<<<<

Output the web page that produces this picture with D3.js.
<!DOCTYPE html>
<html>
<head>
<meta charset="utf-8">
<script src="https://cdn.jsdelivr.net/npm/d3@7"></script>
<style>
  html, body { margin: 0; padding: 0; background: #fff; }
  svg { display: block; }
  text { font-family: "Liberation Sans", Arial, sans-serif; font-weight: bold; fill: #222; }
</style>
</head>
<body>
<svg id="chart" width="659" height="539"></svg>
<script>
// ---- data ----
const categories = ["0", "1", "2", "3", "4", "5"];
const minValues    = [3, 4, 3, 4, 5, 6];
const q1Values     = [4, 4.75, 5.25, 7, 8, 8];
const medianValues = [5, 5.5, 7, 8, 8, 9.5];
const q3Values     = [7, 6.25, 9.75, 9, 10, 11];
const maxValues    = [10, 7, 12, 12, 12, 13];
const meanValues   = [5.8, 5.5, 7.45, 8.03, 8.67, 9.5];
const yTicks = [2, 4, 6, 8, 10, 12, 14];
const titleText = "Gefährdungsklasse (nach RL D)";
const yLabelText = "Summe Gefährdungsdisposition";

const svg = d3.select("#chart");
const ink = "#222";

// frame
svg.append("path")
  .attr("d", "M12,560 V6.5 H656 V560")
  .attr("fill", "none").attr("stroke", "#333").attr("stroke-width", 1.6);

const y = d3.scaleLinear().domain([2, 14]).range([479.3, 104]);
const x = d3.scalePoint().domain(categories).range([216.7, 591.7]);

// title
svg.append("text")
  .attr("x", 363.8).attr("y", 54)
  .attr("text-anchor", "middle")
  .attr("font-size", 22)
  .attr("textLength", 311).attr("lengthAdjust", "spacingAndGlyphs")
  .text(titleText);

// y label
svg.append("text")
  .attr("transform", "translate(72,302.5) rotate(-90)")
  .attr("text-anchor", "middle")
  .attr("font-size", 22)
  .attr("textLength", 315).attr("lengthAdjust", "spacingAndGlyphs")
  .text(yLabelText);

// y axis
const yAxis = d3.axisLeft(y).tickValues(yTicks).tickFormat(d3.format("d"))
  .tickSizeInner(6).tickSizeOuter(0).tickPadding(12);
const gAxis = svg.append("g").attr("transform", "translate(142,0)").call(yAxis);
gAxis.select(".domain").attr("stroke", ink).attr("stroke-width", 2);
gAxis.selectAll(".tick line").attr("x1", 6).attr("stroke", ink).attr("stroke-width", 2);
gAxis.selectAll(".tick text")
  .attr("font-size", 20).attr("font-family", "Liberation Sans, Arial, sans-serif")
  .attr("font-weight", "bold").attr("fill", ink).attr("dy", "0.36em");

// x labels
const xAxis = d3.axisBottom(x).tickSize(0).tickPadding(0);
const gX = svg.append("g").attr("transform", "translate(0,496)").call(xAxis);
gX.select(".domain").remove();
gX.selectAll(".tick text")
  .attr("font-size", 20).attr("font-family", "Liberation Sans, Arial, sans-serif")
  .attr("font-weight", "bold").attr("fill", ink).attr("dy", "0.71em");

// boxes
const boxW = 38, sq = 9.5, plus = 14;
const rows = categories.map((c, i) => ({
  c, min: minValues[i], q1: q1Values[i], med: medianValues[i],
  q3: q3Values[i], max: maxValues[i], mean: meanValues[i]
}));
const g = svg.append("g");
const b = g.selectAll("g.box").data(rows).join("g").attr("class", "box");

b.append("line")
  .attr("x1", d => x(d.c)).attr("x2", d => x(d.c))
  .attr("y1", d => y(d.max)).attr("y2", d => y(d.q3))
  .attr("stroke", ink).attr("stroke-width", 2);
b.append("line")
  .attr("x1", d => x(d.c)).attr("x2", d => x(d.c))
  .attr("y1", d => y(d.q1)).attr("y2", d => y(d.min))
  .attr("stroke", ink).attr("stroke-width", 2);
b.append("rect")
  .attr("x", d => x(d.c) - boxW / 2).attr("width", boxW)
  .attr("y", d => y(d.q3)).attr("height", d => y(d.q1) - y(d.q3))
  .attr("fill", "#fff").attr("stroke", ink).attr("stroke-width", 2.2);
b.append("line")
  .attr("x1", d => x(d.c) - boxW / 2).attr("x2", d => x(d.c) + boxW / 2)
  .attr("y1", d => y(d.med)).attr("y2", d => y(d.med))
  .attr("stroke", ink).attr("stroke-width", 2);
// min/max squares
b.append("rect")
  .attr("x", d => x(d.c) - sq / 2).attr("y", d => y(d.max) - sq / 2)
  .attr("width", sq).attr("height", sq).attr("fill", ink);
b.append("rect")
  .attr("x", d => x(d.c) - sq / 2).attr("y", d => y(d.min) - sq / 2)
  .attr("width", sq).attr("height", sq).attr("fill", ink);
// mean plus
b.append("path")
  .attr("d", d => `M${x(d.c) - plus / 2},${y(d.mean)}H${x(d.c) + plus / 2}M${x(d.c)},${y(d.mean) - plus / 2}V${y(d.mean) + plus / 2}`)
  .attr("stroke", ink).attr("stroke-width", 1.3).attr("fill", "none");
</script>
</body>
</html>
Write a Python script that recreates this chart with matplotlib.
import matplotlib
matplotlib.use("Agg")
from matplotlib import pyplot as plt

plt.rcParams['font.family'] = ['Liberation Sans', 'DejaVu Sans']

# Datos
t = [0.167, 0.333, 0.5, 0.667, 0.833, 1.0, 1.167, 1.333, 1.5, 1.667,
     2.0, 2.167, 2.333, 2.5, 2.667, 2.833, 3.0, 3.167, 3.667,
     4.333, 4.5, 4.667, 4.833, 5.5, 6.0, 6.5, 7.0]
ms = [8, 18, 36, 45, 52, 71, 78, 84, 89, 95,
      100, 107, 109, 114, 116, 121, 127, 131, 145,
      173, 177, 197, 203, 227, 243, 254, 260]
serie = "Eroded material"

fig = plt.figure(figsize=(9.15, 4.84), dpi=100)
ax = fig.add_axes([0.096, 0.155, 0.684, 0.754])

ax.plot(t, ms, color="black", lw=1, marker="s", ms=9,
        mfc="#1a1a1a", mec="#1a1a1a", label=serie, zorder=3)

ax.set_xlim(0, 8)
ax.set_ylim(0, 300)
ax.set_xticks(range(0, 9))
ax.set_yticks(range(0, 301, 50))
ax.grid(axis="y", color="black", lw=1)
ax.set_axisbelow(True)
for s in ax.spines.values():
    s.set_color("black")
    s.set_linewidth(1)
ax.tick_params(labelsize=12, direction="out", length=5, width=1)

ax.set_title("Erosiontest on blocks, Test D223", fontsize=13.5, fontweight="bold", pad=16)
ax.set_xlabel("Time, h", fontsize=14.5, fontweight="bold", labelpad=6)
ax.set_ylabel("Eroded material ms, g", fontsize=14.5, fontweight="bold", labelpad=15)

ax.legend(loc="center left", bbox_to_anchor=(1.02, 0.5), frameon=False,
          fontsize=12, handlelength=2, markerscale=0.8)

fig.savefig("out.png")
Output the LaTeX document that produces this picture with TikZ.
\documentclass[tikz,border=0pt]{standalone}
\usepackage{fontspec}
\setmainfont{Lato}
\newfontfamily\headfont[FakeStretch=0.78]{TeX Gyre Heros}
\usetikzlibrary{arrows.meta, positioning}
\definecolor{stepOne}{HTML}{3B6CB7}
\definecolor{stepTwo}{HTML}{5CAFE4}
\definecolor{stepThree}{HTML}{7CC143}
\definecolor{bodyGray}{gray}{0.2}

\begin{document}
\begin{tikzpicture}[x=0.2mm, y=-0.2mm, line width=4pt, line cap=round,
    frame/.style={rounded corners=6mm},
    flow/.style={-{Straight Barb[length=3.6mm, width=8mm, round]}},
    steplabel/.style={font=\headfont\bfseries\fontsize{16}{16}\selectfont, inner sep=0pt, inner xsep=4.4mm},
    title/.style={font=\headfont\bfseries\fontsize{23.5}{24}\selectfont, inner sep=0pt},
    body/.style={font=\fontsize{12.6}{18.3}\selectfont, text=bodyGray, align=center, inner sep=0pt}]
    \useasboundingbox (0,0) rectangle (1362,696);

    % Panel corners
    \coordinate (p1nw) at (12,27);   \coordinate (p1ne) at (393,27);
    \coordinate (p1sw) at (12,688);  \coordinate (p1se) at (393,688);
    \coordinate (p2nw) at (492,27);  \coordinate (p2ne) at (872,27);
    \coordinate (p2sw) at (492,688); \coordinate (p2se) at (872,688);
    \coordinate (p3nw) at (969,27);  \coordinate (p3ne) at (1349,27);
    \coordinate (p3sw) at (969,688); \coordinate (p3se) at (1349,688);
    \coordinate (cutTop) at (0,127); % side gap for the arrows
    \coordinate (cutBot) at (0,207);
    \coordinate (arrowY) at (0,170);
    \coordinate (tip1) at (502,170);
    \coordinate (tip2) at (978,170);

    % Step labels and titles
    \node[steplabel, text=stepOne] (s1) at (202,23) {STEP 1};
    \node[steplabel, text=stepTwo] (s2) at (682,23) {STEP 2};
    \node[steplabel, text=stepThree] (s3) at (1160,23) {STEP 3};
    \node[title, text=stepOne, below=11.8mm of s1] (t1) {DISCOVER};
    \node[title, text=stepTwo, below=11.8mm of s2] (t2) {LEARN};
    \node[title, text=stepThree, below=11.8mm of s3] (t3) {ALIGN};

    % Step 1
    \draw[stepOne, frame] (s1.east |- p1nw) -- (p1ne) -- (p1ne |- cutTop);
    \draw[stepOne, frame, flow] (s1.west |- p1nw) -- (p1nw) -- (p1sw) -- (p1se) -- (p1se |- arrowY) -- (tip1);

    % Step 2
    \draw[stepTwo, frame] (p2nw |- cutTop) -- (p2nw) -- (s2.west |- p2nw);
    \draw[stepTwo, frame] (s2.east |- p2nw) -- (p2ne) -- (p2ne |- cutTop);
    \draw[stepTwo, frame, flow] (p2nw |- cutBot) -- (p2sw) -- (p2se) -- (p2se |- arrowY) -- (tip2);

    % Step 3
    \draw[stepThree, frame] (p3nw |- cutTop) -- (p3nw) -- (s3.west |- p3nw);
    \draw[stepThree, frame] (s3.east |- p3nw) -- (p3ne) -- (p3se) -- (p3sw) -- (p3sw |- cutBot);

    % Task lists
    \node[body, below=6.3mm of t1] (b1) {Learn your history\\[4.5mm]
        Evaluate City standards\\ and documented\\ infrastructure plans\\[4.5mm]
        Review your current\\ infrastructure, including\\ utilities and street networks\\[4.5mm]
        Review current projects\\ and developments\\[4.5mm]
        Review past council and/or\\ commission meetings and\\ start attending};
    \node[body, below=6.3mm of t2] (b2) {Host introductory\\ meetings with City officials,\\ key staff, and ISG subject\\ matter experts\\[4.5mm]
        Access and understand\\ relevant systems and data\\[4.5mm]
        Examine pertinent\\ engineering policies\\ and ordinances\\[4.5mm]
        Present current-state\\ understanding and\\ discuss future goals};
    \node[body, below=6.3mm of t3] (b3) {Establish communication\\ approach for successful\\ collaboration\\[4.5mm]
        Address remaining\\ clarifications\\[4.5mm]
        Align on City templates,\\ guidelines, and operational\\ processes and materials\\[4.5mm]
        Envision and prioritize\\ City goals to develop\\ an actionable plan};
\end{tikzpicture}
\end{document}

>>>>

§ Stated goal
Solely the line containing "Write a Python", the line containing "plt.rcParams['font.family'] = ['Liberation", and the lines between them are to be given again, exactly as written.

§ Response to the exercise
Write a Python script that recreates this chart with matplotlib.
import matplotlib
matplotlib.use("Agg")
from matplotlib import pyplot as plt

plt.rcParams['font.family'] = ['Liberation Sans', 'DejaVu Sans']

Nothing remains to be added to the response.